- **What is required**: Show all lines from the listing below that contain "chart".

BEGIN Dataset content

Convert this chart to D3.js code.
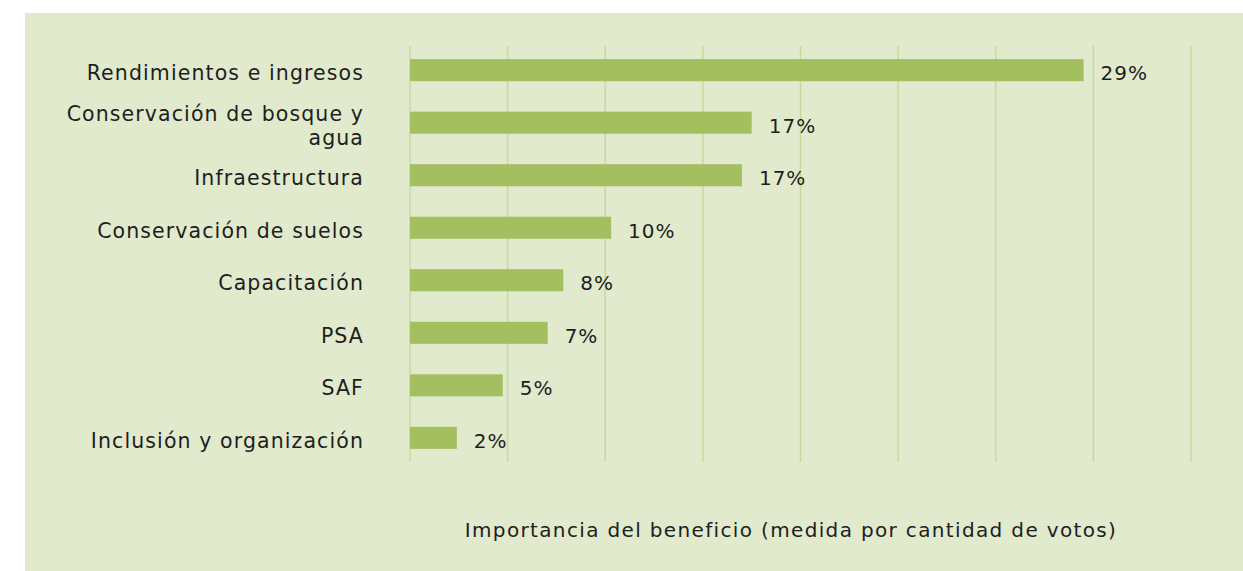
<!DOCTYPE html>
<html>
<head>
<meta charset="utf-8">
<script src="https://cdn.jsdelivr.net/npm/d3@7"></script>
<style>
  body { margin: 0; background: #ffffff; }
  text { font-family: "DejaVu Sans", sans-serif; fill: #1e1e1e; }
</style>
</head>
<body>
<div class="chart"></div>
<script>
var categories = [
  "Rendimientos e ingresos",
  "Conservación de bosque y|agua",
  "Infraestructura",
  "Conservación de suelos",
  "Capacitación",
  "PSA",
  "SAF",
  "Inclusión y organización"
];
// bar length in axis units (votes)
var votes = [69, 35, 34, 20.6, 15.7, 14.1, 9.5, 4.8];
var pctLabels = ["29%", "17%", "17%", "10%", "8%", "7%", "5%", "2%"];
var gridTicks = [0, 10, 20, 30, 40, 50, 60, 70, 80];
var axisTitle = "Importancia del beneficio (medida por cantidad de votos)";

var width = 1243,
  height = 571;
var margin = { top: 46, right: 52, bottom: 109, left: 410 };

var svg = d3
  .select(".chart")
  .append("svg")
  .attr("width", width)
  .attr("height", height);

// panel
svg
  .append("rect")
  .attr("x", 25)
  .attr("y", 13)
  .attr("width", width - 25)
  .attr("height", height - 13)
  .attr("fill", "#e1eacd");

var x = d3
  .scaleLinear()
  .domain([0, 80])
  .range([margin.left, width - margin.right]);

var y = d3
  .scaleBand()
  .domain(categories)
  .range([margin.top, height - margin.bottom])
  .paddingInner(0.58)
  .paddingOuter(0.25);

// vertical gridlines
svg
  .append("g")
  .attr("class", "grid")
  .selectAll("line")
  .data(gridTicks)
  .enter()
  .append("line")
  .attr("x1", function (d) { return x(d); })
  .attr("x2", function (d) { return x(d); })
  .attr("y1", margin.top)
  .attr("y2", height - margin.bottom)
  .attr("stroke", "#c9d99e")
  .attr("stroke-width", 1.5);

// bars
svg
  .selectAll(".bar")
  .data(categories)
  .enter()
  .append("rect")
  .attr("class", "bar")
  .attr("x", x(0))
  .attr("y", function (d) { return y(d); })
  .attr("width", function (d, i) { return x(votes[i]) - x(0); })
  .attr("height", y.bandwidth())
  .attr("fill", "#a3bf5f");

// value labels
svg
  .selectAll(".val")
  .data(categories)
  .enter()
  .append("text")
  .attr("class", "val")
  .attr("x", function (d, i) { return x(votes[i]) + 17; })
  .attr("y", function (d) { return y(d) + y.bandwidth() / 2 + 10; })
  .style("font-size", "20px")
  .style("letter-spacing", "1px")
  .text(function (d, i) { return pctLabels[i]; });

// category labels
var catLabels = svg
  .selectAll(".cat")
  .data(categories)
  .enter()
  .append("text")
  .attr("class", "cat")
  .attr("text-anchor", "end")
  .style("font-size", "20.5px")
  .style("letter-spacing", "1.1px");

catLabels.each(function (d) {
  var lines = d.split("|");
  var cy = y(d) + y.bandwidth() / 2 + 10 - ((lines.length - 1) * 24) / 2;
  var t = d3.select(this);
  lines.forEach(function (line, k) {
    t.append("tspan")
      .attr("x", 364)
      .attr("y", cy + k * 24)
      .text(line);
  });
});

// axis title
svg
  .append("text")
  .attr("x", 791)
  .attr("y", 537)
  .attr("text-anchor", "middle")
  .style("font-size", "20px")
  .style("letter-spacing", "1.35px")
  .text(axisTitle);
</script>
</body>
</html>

END Dataset content

- **Task response**:
Convert this chart to D3.js code.
<div class="chart"></div>
  .select(".chart")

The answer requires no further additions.